Simple 3-Node Lustre Cluster Tutorial
This tutorial sets up a basic 3-node Lustre cluster for testing: Node 1 (MGS/MDT), Node 2 (OSS with 2 OSTs), Node 3 (client). Assumes RHEL 9.x (adjust for other distros). Use dedicated block devices (e.g., /dev/sdb for MDT /dev/sdc, /dev/sdd for OSTs). For production, add HA (e.g., Pacemaker) and RAID. Based on Lustre 2.17.0 (January 2026). Not for production, use with caution.
Prerequisites
- 3 nodes with RHEL 9.x (or derivative); synchronized clocks (NTP).
- Install Lustre packages on all nodes (see installation guides).
- Block devices: Node 1 (/dev/sdb for MDT), Node 2 (/dev/sdc, /dev/sdd for OSTs).
- Network: TCP/IP (eth0); for IB/RoCE, install OFED and IB drivers.
- Disable firewalls/SELinux for testing:
systemctl stop firewalld; setenforce 0. - Same UID/GID across nodes; SSH access.
TCP/IP Configuration (All Nodes)
# Load LNet
modprobe lnet
lnetctl lnet configure
# Add network (adjust IP/subnet)
lnetctl net add --net tcp0 --if eth0
# Verify NIDs
lctl list_nids # e.g., 192.168.1.1@tcp0
Node 1: MGS/MDT Setup
# Format combined MGS/MDT
mkfs.lustre --fsname=testfs --mgs --mdt --index=0 /dev/sdb
# Mount
mkdir /mnt/testfs-mdt0
mount.lustre /dev/sdb /mnt/testfs-mdt0
# Verify
lfs df -h
Node 2: OSS with 2 OSTs Setup
# Format OST1 (use Node1 NID)
mkfs.lustre --fsname=testfs --ost --index=0 --mgsnode=192.168.1.1@tcp0 /dev/sdc
# Format OST2
mkfs.lustre --fsname=testfs --ost --index=1 --mgsnode=192.168.1.1@tcp0 /dev/sdd
# Mount OSTs
mkdir /mnt/testfs-ost0 /mnt/testfs-ost1
mount.lustre /dev/sdc /mnt/testfs-ost0
mount.lustre /dev/sdd /mnt/testfs-ost1
# Verify
lfs df -h # From Node1 or Node3 after client mount
Node 3: Client Setup
# Mount (use Node1 NID)
mkdir /mnt/testfs
mount -t lustre 192.168.1.1@tcp0:/testfs /mnt/testfs
# Verify
lfs df -h
df -h /mnt/lustre
Usage and Testing
# On client: Create file
dd if=/dev/zero of=/mnt/testfs/testfile bs=1M count=100
# Check striping
lfs getstripe /mnt/testfs/testfile
# Cleanup (unmount client first, then OSTs, then MDT)

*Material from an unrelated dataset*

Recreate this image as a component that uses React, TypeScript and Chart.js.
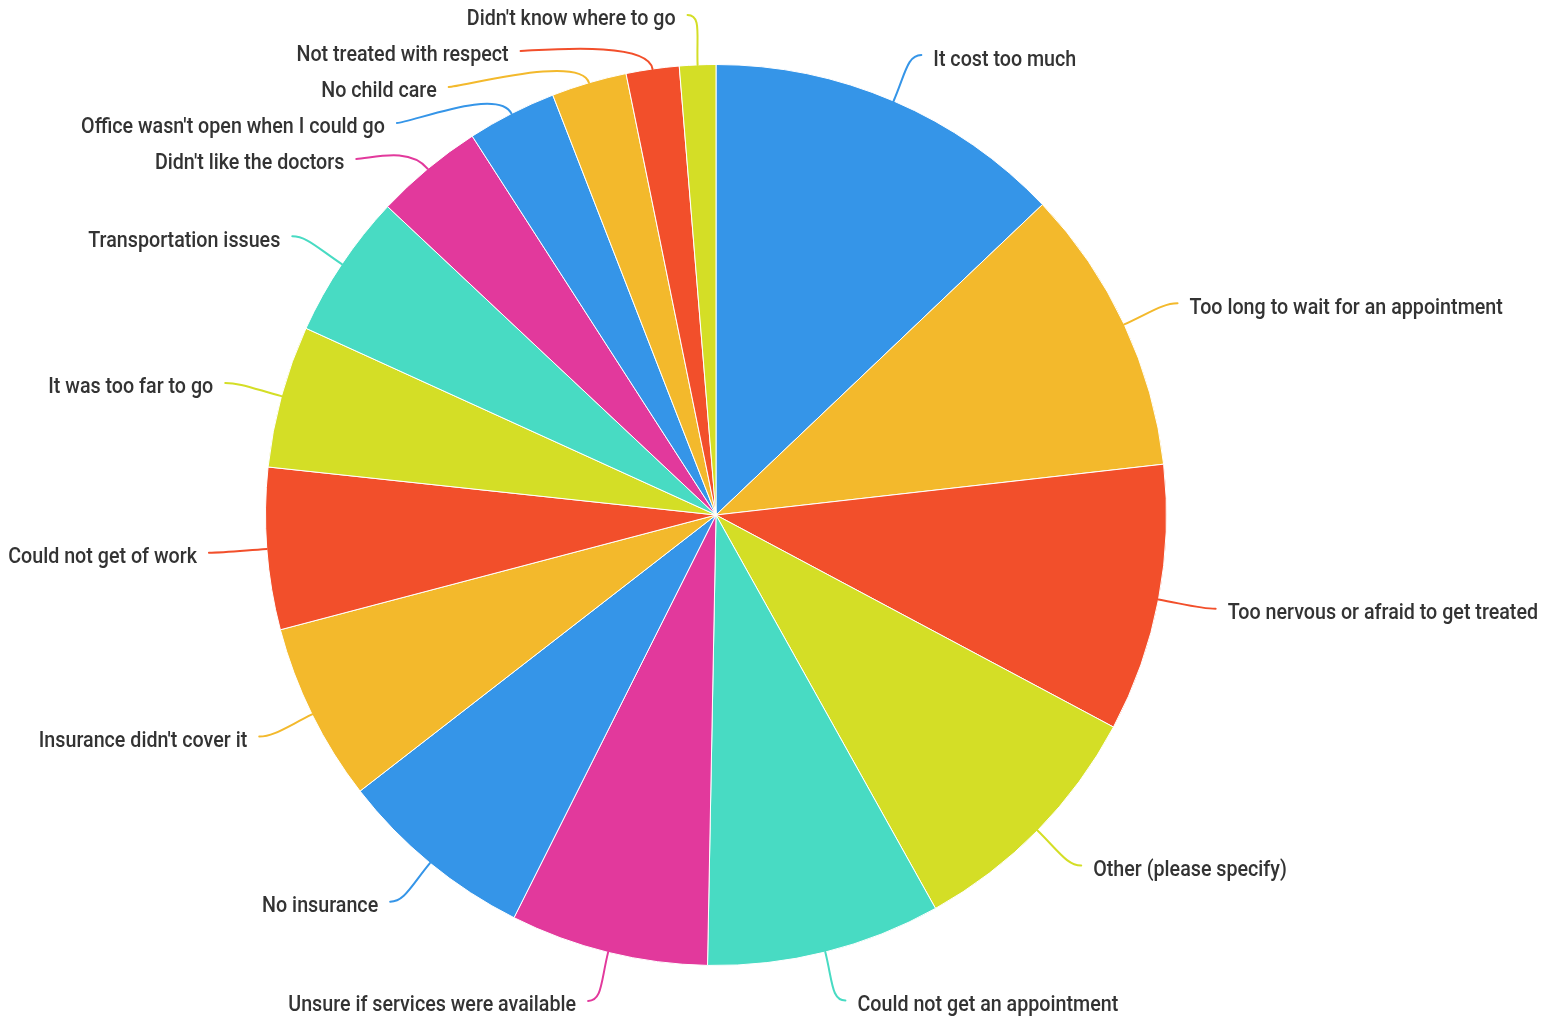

umount /mnt/testfs # Node3
umount /mnt/testfs-ost0 /mnt/testfs-ost1 # Node2
umount /mnt/testfs-mdt0 # Node1
InfiniBand/RoCE Instructions
- Install OFED:
dnf install infiniband-diags perftest qperf rdma-core. - Load o2iblnd:
modprobe o2iblnd. - Configure LNet: Replace tcp0 with o2ib0, interfaces with ib0 (e.g.,
lnetctl net add --net o2ib0 --if ib0). - NIDs: Use IB IPs (e.g., 192.168.2.1@o2ib0).
- Mount: Use o2ib NIDs (e.g.,
mount -t lustre 192.168.2.1@o2ib0:/testfs /mnt/testfs). - For multi-rail: Add multiple nets (o2ib0, o2ib1); use colon for failover NIDs in mount.
- Test:
ibstatus; lnetctl ping <nid>.
Warnings and Best Practices
- Not production-ready: Add HA (Pacemaker) for automatic failover.
- Use RAID for storage device redundancy; Lustre doesn't provide it.
- Monitor with
lfs df,lctl get_param. - For IB/RoCE: Ensure RDMA works; use separate subnets if needed.
- Scale: Add more OSTs/OSSes and MDTs/MDSes for performance and capacity.